MUMBAI, June 6 (Reuters) - Jaguar and Land Rover, now owned by Tata Motors (TAMO.BO), face considerable challenges from a tougher global economic climate and stiffer carbon controls, but see great opportunities in emerging markets, officials said.

The luxury British brands have shown improved profitability, and new launches are expected to boost sales further, David Smith, chief executive of Jaguar and Land Rover (JLR), said on a conference call on Friday.

Tata Motors, India's top vehicle maker, said earlier this week it had completed the $2.3 billion purchase of the brands from Ford Motor Co (F.N), which has contributed about $600 million to their pension plans and will support the transition.

"The stiffer carbon norms are a challenge for the whole industry, and we are taking it very seriously," Smith said.

"We are also seeing some slowdown in North America, but we should be able to compensate for that with more sales in new growth markets like Russia, China, the Middle East and elsewhere, where we are investing significant resources."

China, the world's fastest-growing auto market, is expected to be Land Rover's No. 5 market this year, and Jaguar's seventh largest, Smith said.
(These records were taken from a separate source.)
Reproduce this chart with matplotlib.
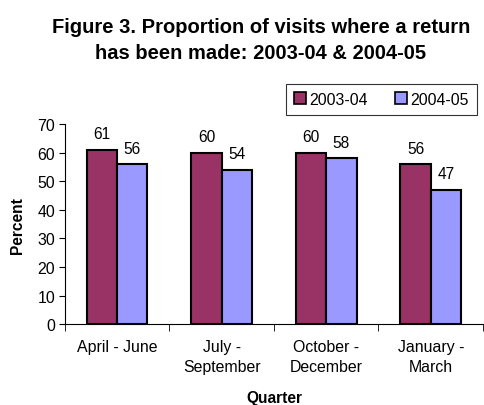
import numpy as np
import matplotlib
matplotlib.use("Agg")
from matplotlib import pyplot as plt

# Data
quarters = ["April - June", "July -\nSeptember", "October -\nDecember", "January -\nMarch"]
series_names = ["2003-04", "2004-05"]
vals_0304 = [61, 60, 60, 56]
vals_0405 = [56, 54, 58, 47]
colors = ["#993366", "#9999FF"]

plt.rcParams['font.family'] = ['Liberation Sans', 'DejaVu Sans']

fig = plt.figure(figsize=(4.84, 4.06), dpi=100)
ax = fig.add_axes([0.134, 0.199, 0.864, 0.493])

x = np.arange(len(quarters))
w = 0.29
b1 = ax.bar(x - w/2, vals_0304, w, color=colors[0], edgecolor="black", linewidth=1.5, label=series_names[0])
b2 = ax.bar(x + w/2, vals_0405, w, color=colors[1], edgecolor="black", linewidth=1.5, label=series_names[1])

#labels above bars
for bars in (b1, b2):
    for r in bars:
        ax.annotate(str(int(r.get_height())), (r.get_x() + r.get_width()/2, r.get_height()),
                    xytext=(0, 6), textcoords="offset points", ha="center", va="bottom", fontsize=11.2)

ax.set_xlim(-0.5, len(quarters) - 0.5)
ax.set_ylim(0, 70)
ax.set_yticks(range(0, 71, 10))
ax.tick_params(axis="y", labelsize=11.4, direction="out", length=4, pad=3)
ax.set_xticks(x)
ax.set_xticklabels(quarters, fontsize=11.4, linespacing=1.4)
ax.tick_params(axis="x", length=0, pad=11)
# category boundary ticks
ax.set_xticks(np.arange(len(quarters) + 1) - 0.5, minor=True)
ax.tick_params(axis="x", which="minor", length=5, direction="out")

ax.spines["top"].set_visible(False)
ax.spines["right"].set_visible(False)
ax.set_ylabel("Percent", fontsize=11.2, fontweight="bold", labelpad=9)
ax.set_xlabel("Quarter", fontsize=11.2, fontweight="bold", labelpad=11)

fig.suptitle("Figure 3. Proportion of visits where a return\nhas been made: 2003-04 & 2004-05",
             x=0.539, y=0.955, fontsize=14.5, fontweight="bold", linespacing=1.45)

leg = fig.legend(loc="upper left", bbox_to_anchor=(0.591, 0.791), borderaxespad=0, ncol=2,
                 fontsize=11.4, frameon=True, fancybox=False, edgecolor="black",
                 handlelength=0.75, handleheight=0.75, handletextpad=0.2, columnspacing=1.75,
                 borderpad=0.5)
leg.get_frame().set_linewidth(0.8)
for h in leg.legend_handles:
    h.set_linewidth(1.2)

fig.savefig("out.png", dpi=100)
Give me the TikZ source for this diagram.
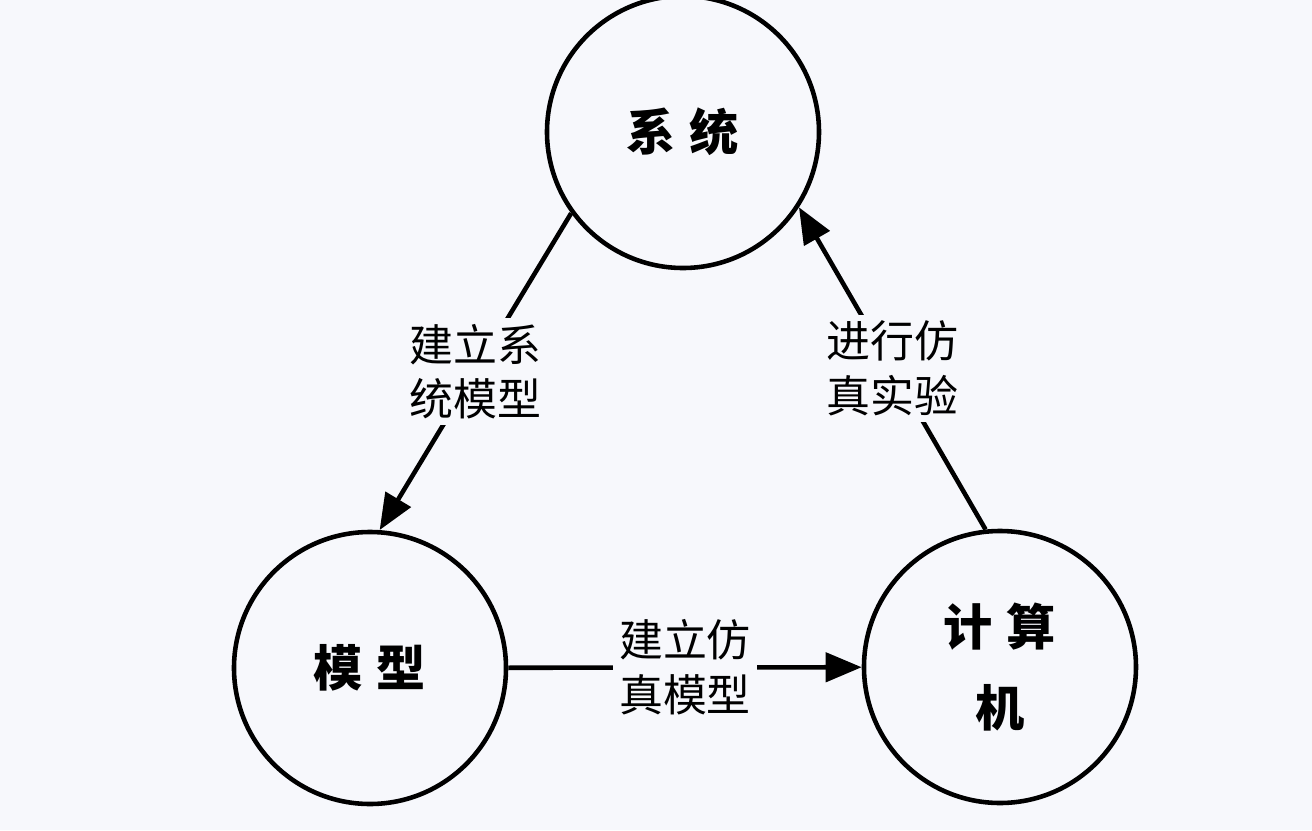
\documentclass[tikz,border=0pt]{standalone}
\usepackage{fontspec}
\setmainfont{Noto Sans CJK SC}
\usetikzlibrary{arrows.meta}
\definecolor{paper}{RGB}{247,248,252}
\tikzset{
	stage/.style={circle, draw, line width=1.3pt, minimum size=2.72cm, inner sep=0pt, align=center, font=\fontsize{14}{23}\selectfont\bfseries},
	flow/.style={line width=1.3pt, -{Triangle[length=0.36cm,width=0.29cm]}},
	note/.style={fill=paper, align=center, inner sep=0.06cm, font=\fontsize{12.5}{15.6}\selectfont}
}
\begin{document}
\begin{tikzpicture}
	\useasboundingbox[fill=paper] (0,0) rectangle (13.12,8.30);
	\node[stage] (sys) at (6.83,6.98) {系\hspace{0.14cm}统};
	\node[stage] (mod) at (3.70,1.62) {模\hspace{0.14cm}型};
	\node[stage] (com) at (10.00,1.63) {计\hspace{0.14cm}算\\机};
	\draw[flow] (sys.216) -- node[note] {建立系\\统模型} (mod.86);
	\draw[flow] (mod) -- node[note] {建立仿\\真模型} (com);
	\draw[flow] (com.96) -- node[note] {进行仿\\真实验} (sys.327);
\end{tikzpicture}
\end{document}
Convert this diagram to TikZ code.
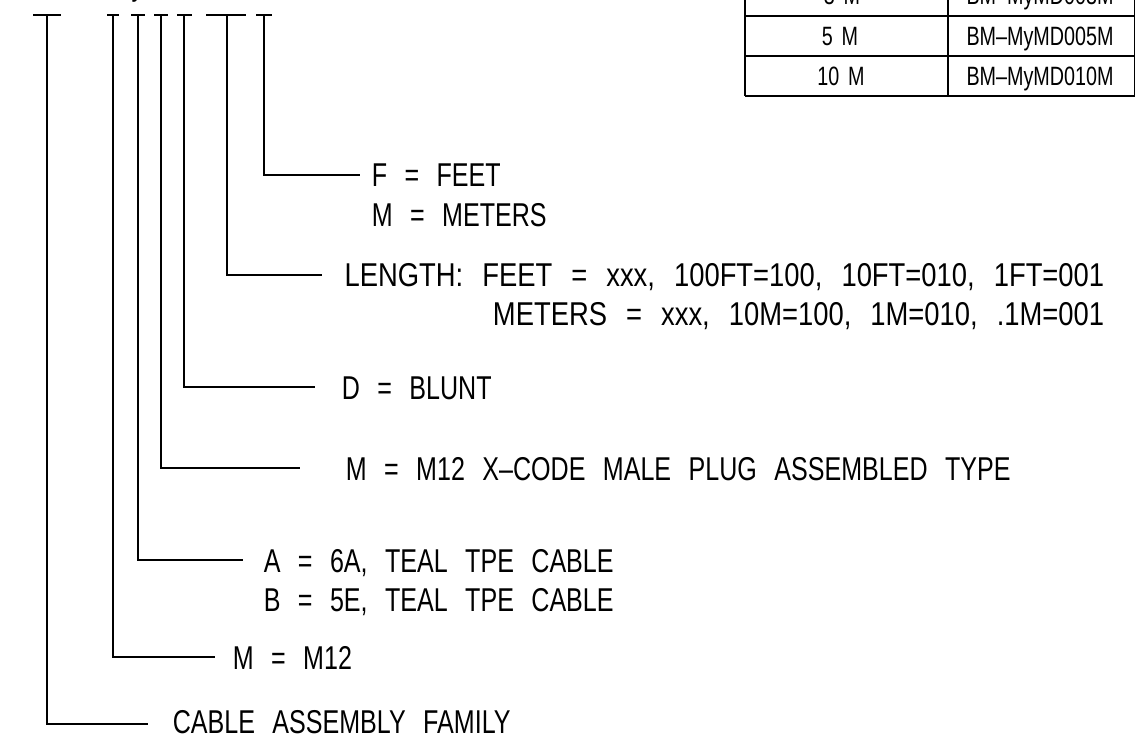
\documentclass[tikz,border=0pt]{standalone}
\usepackage{fontspec}
\setmainfont[FakeStretch=0.76,WordSpace=2.5]{Liberation Sans}
\newfontfamily\lenfont[FakeStretch=0.83,WordSpace=2.5]{Liberation Sans}
\newfontfamily\tabfont[FakeStretch=0.745,WordSpace=1.6,Ligatures=TeX]{Liberation Sans}
\begin{document}
\begin{tikzpicture}[x=1pt,y=-1pt,line width=1.6pt,
  lbl/.style={anchor=base west,inner sep=0pt,font=\fontsize{33}{40}\selectfont},
  lenlbl/.style={anchor=base east,inner sep=0pt,font=\lenfont\fontsize{33}{40}\selectfont},
  cell/.style={anchor=base,inner sep=0pt,font=\tabfont\fontsize{26.5}{30}\selectfont},
  lead/.style={line width=1.6pt}]
\useasboundingbox (0,0) rectangle (1136,738);
\clip (0,0) rectangle (1136,738);
% title fragment (cropped)
\node[lbl,anchor=base] (ty) at (138,-4) {y};
% tick tops
\coordinate (t1) at (47,15);
\coordinate (t2) at (113,15);
\coordinate (t3) at (138,15);
\coordinate (t4) at (161,15);
\coordinate (t5) at (184,15);
\coordinate (t6) at (227,15);
\coordinate (t7) at (264,15);
\draw[lead] (33,15) -- (61,15);
\draw[lead] (107,15) -- (119,15);
\draw[lead] (131,15) -- (145,15);
\draw[lead] (154,15) -- (168,15);
\draw[lead] (177,15) -- (192,15);
\draw[lead] (206,15) -- (246,15);
\draw[lead] (256,15) -- (272,15);
% lead ends
\coordinate (e7) at (360,175);
\coordinate (e6) at (322,275);
\coordinate (e5) at (315,387);
\coordinate (e4) at (300,468);
\coordinate (e3) at (243,560);
\coordinate (e2) at (215,657);
\coordinate (e1) at (148,724);
\draw[lead] (t7) |- (e7);
\draw[lead] (t6) |- (e6);
\draw[lead] (t5) |- (e5);
\draw[lead] (t4) |- (e4);
\draw[lead] (t3) |- (e3);
\draw[lead] (t2) |- (e2);
\draw[lead] (t1) |- (e1);
% labels
\node[lbl] (l7a) at (371,187) {F = FEET};
\node[lbl] (l7b) at (371,227) {M = METERS};
\node[lenlbl] (l6a) at (1105,287) {LENGTH: FEET = xxx, 100FT=100, 10FT=010, 1FT=001};
\node[lenlbl] (l6b) at (1105,326) {METERS = xxx, 10M=100, 1M=010, .1M=001};
\node[lbl] (l5) at (341,399) {D = BLUNT};
\node[lbl] (l4) at (345,480) {M = M12 X--CODE MALE PLUG ASSEMBLED TYPE};
\node[lbl] (l3a) at (263,572) {A = 6A, TEAL TPE CABLE};
\node[lbl] (l3b) at (263,611) {B = 5E, TEAL TPE CABLE};
\node[lbl] (l2) at (232,669) {M = M12};
\node[lbl] (l1) at (172,733) {CABLE ASSEMBLY FAMILY};
% table
\draw (745,0) -- (745,96);
\draw (948,0) -- (948,96);
\draw (1134.5,0) -- (1134.5,96);
\draw (745,16) -- (1134.5,16);
\draw (745,56) -- (1134.5,56);
\draw (745,96) -- (1134.5,96);
\node[cell] (c0a) at (842,5) {3 M};
\node[cell] (c0b) at (1040,5) {BM--MyMD003M};
\node[cell] (c1a) at (840,46) {5 M};
\node[cell] (c1b) at (1040,46) {BM--MyMD005M};
\node[cell] (c2a) at (841,86) {10 M};
\node[cell] (c2b) at (1040,86) {BM--MyMD010M};
\end{tikzpicture}
\end{document}
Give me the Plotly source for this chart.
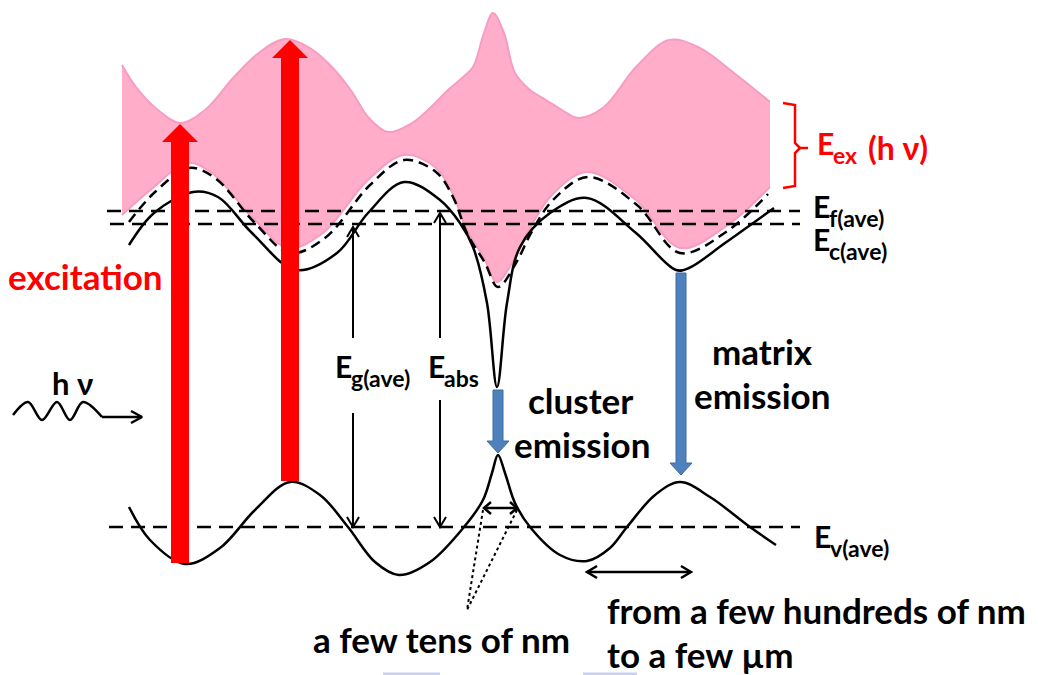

Russia will likely be Land Rover's No. 3 and Jaguar's No. 8 market, he said.

"In time, they will be even more significant markets."

JLR will also explore opportunities in India, where a booming economy has created growing numbers of millionaires.

"We can't bank on too many numbers, but Mercedes and BMW are doing well," said Tata Motors' managing director Ravi Kant.

Daimler (DAIGn.DE) sold 2,491 Mercedes cars in India in 2007, nearly a fifth more than the previous year, while BMW (BMWG.DE) aims to sell 2,000 cars in the fast-growing market this year.

Stiffer emission norms of 120 g/km for new cars that are proposed to come into effect in the EU from 2012 posed considerable challenges, Smith said.

Compounding this was high costs of oil and commodities such as steel, as well as greater competition from premium car makers.

"But profitability has been improving, and we will focus on cost reductions, improved efficiency and look at opportunities to reduce material costs and for price increases," Tata Motors' chief financial officer C. Ramakrishnan said.

JLR will operate as a standalone business within Tata Motors, he said, with both companies "exposed to each other" and with access to each other's technology and R&D.

Tata Motors, which is scheduled to start selling the Nano, the world's cheapest car, in India later this year, has entered into long-term agreements with Ford for the supply of engines, stampings and other components. Other areas of transition support from Ford include IT, accounting and access to test facilities.

The companies will also cooperate in areas such as design and development through sharing of platforms and joint development of hybrid technologies and powertrain engineering, Tata Motors has said.

The Ford Motor Credit Company will continue to provide financing for Jaguar and Land Rover dealers and customers for a period, and Tata Motors has said it was in advanced talks with auto finance providers in the UK, Europe and the United States. (Reporting by Rina Chandran; Editing by Richard Hubbard)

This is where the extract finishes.